STATED TASK:
Within the material below, find each line bearing the word "this" and present it.

+===+

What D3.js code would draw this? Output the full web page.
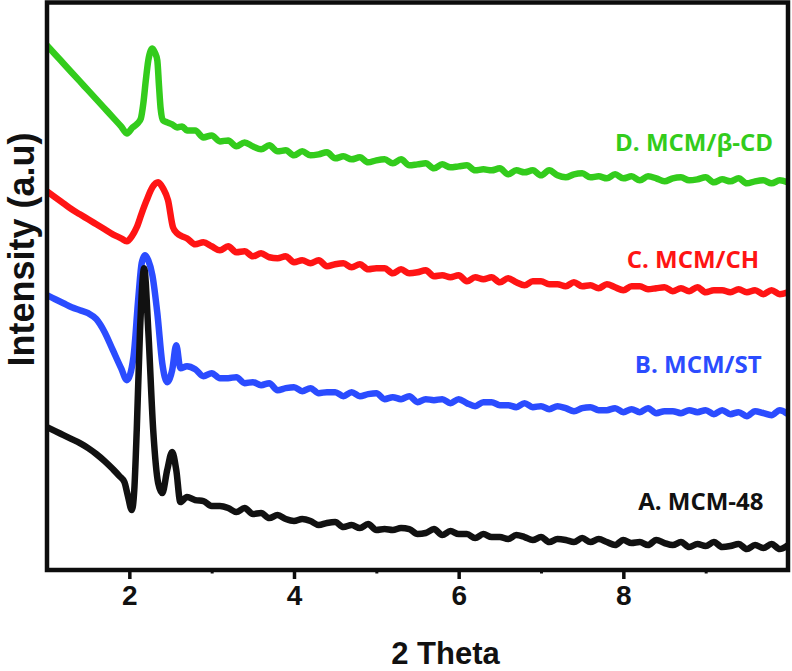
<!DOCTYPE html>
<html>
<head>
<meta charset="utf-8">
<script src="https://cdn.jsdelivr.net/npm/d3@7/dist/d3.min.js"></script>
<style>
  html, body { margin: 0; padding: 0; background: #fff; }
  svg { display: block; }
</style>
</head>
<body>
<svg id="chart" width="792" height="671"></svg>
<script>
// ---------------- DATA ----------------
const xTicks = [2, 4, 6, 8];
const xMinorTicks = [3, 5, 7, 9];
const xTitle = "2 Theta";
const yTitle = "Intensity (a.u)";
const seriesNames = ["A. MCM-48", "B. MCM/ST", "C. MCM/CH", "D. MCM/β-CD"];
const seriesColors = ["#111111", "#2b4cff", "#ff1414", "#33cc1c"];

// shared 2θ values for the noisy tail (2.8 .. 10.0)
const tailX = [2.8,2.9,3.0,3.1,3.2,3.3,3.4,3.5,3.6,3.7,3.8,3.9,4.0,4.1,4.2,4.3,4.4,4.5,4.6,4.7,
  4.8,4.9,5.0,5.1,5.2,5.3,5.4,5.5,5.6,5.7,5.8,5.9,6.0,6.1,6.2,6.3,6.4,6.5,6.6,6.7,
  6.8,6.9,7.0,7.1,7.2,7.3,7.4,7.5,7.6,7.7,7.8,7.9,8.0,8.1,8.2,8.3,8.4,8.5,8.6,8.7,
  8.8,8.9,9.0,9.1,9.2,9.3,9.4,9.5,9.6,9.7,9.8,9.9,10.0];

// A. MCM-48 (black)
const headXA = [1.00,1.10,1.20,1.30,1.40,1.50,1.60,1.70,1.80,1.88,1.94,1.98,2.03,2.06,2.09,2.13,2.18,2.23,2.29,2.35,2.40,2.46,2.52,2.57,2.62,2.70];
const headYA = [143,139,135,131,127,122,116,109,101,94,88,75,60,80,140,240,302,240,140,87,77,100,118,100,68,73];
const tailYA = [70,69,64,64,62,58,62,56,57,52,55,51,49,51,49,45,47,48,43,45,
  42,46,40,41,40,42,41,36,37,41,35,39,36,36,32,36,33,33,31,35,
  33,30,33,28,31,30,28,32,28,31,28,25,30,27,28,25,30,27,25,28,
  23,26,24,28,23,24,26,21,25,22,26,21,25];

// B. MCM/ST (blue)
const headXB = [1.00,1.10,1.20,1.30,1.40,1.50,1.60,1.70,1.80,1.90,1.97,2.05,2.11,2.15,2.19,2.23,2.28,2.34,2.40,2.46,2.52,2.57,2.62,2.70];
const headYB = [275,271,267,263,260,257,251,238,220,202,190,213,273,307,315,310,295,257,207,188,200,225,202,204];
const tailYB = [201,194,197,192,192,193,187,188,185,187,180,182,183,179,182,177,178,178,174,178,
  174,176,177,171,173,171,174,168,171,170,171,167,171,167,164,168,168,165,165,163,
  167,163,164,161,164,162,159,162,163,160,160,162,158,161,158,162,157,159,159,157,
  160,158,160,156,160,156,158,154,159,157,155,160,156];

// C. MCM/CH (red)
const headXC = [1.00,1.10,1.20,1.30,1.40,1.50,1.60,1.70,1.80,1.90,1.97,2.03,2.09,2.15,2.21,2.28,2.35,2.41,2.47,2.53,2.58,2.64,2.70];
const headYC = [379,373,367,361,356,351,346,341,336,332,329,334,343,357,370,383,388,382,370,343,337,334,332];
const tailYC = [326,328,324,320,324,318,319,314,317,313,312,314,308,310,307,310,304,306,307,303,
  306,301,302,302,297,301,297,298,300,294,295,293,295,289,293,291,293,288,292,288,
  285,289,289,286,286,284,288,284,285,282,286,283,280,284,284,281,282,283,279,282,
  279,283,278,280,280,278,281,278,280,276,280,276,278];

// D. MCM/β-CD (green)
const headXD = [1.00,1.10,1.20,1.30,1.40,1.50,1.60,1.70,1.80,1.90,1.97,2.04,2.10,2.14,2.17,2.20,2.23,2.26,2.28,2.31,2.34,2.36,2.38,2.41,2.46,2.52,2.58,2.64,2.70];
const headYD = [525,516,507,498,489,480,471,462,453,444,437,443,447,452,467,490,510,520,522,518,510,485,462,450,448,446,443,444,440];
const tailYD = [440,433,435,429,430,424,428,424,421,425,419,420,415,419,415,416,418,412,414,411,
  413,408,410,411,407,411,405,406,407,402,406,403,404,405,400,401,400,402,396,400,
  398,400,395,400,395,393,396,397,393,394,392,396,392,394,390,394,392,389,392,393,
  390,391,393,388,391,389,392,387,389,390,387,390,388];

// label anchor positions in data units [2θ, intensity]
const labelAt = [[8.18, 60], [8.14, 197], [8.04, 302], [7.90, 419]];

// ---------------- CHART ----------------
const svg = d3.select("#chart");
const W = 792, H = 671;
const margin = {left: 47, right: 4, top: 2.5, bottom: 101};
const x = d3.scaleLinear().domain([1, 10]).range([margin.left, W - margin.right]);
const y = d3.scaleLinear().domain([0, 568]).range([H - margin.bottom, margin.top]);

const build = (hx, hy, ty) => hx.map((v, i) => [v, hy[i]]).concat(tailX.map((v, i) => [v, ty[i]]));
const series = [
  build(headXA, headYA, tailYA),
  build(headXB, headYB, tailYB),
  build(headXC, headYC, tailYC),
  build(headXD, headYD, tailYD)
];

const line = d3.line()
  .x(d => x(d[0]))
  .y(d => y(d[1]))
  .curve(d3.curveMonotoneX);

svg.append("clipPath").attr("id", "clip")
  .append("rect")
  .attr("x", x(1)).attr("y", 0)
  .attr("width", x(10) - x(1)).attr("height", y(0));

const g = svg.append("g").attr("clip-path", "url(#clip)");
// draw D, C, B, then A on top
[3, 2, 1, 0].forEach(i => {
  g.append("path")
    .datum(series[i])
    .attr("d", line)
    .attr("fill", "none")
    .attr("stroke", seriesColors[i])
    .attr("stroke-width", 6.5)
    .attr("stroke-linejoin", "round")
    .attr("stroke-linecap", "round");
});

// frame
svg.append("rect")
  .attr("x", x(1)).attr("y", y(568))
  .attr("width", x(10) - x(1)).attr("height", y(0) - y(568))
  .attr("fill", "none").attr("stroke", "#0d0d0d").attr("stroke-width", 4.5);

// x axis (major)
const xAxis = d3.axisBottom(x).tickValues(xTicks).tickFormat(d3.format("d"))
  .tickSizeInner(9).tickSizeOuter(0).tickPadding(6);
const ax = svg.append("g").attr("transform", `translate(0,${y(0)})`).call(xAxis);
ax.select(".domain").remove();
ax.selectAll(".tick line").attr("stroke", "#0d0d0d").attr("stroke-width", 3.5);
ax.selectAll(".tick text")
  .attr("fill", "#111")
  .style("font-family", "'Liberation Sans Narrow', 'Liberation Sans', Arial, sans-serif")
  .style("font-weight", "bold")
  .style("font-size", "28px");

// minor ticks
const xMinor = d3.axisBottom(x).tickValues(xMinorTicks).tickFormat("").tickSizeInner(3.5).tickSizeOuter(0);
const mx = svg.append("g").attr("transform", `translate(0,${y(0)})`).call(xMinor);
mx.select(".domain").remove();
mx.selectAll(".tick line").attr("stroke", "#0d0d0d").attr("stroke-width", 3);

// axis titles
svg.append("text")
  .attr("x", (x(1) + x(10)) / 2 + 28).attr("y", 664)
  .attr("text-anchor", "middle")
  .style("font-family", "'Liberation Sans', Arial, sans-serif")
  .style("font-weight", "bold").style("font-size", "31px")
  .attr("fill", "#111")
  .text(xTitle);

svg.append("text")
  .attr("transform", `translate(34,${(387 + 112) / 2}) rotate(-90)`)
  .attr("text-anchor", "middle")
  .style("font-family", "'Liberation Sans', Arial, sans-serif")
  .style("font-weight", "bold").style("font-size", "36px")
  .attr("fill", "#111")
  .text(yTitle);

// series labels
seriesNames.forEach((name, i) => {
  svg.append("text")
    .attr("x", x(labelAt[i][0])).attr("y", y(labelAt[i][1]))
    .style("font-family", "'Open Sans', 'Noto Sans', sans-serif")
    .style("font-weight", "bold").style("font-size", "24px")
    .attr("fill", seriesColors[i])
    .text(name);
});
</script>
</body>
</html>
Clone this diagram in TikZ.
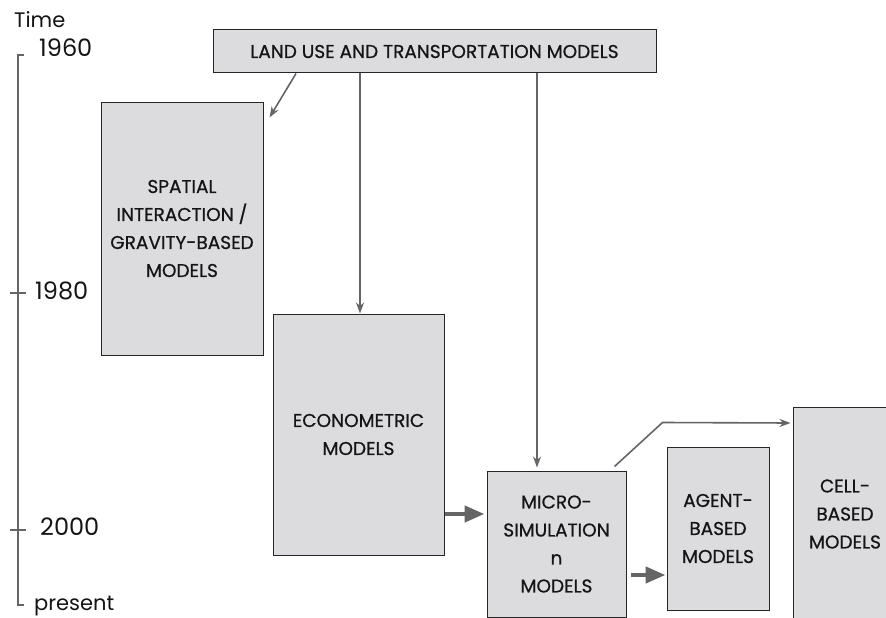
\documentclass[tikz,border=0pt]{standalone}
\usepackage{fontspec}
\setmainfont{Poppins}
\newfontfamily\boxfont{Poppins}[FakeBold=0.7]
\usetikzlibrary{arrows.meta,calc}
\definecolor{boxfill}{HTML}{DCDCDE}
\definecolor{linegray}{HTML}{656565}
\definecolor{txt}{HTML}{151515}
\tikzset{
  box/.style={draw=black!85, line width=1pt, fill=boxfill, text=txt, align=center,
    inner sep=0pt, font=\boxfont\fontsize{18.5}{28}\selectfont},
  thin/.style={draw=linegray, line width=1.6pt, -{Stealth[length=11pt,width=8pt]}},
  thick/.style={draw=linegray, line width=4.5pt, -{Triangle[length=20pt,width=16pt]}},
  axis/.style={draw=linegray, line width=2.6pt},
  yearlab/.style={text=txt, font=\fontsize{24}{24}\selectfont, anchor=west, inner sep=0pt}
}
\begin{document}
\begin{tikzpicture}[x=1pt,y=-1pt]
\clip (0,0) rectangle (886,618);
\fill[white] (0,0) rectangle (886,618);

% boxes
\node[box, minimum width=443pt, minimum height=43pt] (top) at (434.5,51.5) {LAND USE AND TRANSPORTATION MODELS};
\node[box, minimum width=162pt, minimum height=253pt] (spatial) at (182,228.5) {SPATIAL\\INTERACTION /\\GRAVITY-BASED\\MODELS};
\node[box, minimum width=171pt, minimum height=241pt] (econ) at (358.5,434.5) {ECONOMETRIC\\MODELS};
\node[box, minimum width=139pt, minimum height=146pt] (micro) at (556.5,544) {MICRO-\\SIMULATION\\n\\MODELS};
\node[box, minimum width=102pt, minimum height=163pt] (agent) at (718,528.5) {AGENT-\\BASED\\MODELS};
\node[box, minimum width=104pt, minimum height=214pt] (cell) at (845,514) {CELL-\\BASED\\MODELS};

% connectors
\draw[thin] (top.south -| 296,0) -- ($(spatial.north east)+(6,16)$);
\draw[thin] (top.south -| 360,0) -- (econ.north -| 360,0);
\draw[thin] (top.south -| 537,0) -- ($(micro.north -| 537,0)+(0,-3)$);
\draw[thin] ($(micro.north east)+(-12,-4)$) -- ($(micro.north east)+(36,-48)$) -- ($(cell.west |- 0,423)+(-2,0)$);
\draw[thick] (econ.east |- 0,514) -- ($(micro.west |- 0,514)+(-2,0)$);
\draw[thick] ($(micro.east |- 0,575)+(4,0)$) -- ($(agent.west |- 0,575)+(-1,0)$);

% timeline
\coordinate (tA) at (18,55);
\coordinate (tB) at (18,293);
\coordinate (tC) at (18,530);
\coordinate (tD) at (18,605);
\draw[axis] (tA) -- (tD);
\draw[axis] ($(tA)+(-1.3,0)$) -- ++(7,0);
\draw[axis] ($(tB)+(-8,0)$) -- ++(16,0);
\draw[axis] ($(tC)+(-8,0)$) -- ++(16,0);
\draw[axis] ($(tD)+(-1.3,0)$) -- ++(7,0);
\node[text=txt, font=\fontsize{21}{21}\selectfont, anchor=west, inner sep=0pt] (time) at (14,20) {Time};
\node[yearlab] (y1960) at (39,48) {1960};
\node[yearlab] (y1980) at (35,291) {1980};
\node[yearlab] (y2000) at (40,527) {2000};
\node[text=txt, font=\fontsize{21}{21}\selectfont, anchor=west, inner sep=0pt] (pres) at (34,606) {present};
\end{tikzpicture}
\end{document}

+===+

OUTPUT:
What D3.js code would draw this? Output the full web page.
Clone this diagram in TikZ.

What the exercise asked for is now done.